Data for this task
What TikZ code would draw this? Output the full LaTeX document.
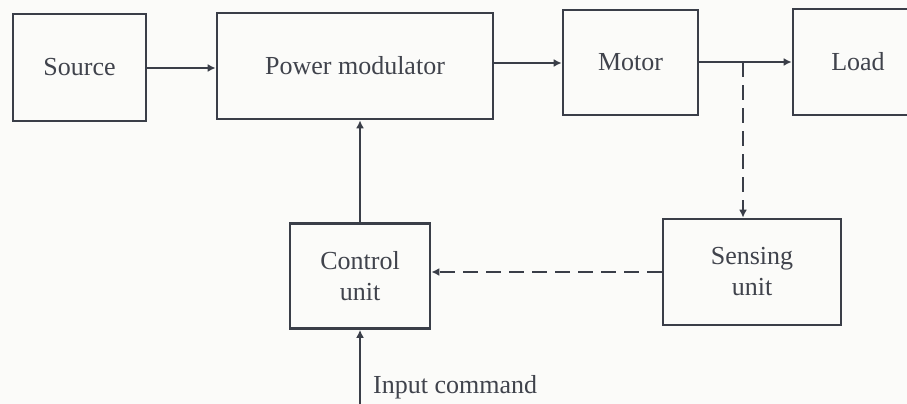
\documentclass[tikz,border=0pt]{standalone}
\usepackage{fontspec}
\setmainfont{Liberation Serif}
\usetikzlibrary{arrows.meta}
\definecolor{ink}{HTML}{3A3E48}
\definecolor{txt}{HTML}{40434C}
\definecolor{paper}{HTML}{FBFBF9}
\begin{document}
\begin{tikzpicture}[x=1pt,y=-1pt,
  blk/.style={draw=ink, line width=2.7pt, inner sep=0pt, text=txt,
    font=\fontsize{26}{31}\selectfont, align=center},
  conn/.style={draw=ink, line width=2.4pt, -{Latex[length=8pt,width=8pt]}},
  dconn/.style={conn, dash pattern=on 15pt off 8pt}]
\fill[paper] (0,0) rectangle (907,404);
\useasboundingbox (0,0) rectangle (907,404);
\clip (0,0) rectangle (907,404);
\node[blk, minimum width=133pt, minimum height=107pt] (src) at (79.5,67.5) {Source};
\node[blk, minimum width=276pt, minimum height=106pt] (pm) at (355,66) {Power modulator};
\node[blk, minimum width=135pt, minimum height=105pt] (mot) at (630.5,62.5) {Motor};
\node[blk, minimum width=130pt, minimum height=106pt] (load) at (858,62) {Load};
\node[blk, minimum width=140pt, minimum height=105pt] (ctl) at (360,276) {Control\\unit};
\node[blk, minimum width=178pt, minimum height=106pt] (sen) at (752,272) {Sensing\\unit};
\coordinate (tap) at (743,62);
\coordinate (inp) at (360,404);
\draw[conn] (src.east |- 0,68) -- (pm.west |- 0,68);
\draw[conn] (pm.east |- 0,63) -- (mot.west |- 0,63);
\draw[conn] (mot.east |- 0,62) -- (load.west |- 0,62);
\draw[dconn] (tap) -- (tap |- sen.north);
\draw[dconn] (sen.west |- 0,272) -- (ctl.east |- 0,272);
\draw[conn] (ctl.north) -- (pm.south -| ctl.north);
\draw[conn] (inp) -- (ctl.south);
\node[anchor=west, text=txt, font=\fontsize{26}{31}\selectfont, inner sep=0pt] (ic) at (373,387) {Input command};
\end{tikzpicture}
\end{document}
...
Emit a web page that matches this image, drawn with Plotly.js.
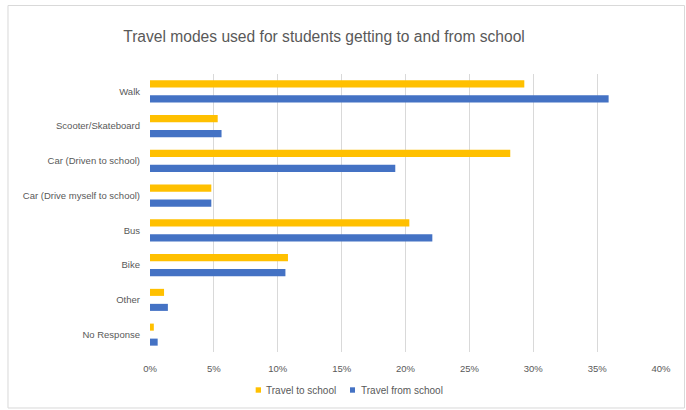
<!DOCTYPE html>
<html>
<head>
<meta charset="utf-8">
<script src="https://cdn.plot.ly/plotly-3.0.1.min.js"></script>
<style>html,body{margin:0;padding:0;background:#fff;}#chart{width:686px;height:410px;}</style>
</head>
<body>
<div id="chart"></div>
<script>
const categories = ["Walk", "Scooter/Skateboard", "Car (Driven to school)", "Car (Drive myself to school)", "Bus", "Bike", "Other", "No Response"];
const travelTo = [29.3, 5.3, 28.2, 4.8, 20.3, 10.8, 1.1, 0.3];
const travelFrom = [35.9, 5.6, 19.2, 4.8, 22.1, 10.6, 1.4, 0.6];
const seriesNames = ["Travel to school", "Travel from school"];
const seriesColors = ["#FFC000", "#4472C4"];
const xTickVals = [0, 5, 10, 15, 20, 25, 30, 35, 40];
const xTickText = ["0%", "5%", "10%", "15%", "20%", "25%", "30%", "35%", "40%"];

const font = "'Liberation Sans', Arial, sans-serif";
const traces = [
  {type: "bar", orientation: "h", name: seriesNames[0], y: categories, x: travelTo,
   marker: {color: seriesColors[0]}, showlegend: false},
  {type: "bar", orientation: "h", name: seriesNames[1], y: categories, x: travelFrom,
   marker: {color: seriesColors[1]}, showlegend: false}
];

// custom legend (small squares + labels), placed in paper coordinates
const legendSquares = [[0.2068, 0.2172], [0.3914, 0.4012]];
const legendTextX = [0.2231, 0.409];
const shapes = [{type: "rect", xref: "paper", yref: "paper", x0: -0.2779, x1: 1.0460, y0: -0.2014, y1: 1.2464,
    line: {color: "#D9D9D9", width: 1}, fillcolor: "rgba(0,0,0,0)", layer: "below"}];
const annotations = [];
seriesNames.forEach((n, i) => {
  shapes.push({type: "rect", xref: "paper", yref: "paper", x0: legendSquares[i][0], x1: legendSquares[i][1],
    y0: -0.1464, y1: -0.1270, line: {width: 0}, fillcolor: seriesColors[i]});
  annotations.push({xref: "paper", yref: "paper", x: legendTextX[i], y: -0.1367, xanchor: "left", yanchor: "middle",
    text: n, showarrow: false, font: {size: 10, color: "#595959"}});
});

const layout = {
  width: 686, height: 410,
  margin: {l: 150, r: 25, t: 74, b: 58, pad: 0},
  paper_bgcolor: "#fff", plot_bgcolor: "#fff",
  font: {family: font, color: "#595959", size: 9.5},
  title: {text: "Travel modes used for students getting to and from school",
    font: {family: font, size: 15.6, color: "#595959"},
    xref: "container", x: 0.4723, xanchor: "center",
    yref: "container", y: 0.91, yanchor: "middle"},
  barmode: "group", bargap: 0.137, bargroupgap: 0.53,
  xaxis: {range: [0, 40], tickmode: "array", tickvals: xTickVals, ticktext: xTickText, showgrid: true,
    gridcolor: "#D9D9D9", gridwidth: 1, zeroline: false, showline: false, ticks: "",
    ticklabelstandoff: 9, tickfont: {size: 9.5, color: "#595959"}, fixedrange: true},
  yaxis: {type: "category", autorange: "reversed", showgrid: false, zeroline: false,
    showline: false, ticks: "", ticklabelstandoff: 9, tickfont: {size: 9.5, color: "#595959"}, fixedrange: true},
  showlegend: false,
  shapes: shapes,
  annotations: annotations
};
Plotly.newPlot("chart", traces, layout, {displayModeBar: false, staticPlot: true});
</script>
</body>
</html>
---
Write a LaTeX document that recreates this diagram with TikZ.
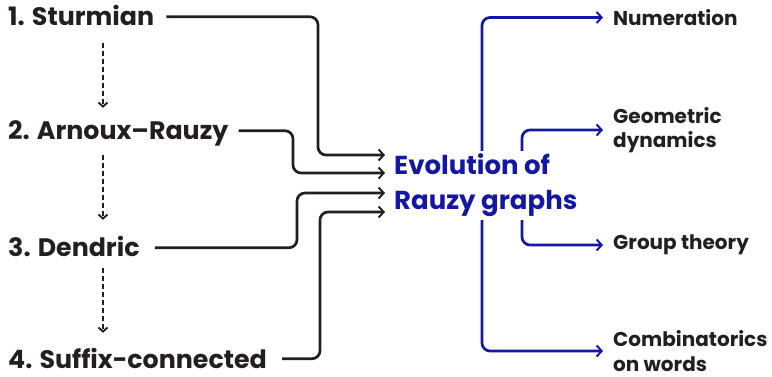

What to produce
For the listing above, give the number of lines in which the string "that" occurs, and nothing else.

Answer to this problem
2